September 12, 2023

California Enacts Statewide Ban on Smoking in the Workplace

With the signing of SB 626 California initiates a statewide ban on smoking in the workplace. Finding the regulation of smoking in the workplace to be a matter of statewide interest and concern, the Legislature proposed SB 626 as a means of eliminating the need for local governments to enact workplace smoking restrictions within their respective jurisdictions.

Specifically, SB 626 “constitutes a uniform statewide standard for regulating the smoking of tobacco products in enclosed places of employment…and supersedes and renders unnecessary the [] enactment or enforcement of local ordinances regulating the smoking of tobacco products in enclosed places of employment and owner-operated businesses[i].”

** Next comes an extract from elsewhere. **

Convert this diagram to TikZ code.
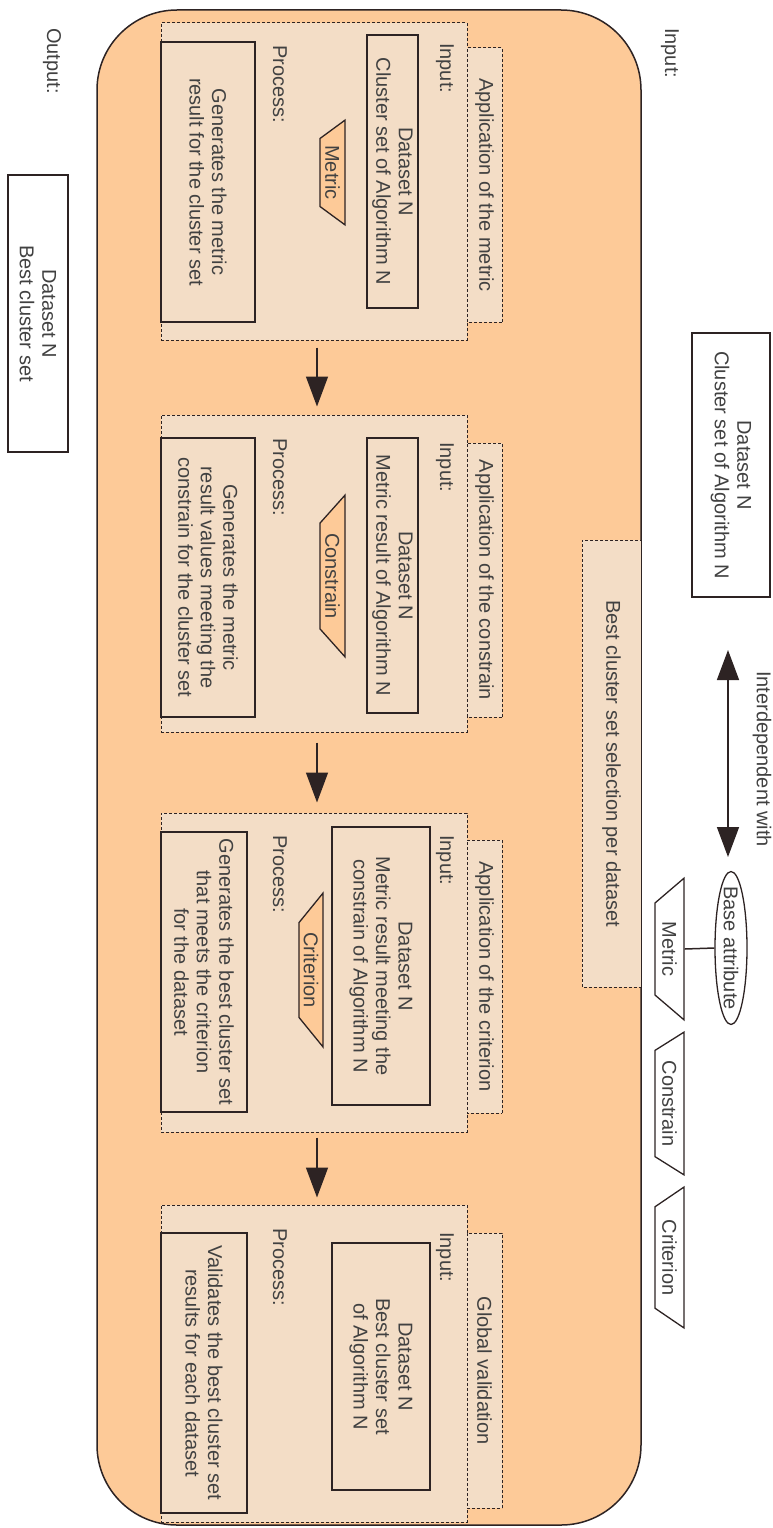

The statute, with limited exception, applies “to all (100 percent) places of employment (which includes not only well recognized work areas but also covered parking lots, lobbies, lounges, waiting areas, elevators, stairwells and restrooms) and owner-operated businesses” within California.

The statue also addresses smoking by non-employees. An employer or owner-operated business who permits nonemployees access to their place of employment (or business) on a regular basis can avoid “knowingly or intentionally” violating the statute by taking the following reasonable steps:

  • Post clear and prominent signs, as follows:
    • Where smoking is prohibited throughout the building or structure, a sign stating “No smoking” shall be posted at each entrance to the building or structure.
    • Where smoking is permitted in designated areas of the building or structure, a sign stating “Smoking is prohibited except in designated areas” shall be posted at each entrance to the building or structure.
  • Request, when appropriate, that a non-employee who is smoking refrain from smoking in the enclosed workplace or owner-operated business.

To avoid putting employers and business owners in potentially confrontational situations, “reasonable steps” does not include:

  • Physically ejecting a nonemployee from the place of employment or owner-operated business; or
  • Requesting a non-employee refrain from smoking, under circumstances involving a risk of physical harm to the employer or any employee or owner-operator.

Violations of the statue will be considered an “infraction” carrying a fine not to exceed $100 for a first violation, $200 for a second violation within one year, and $500 for a third and for each subsequent violation within one year. The statute is to be enforced by local law enforcement agencies, including, but not limited to, local health departments, as determined by the local governing body.

[i] An “owner-operated business” means a business having no employees, independent contractors, or volunteers, in which the owner-operator of the business is the only worker.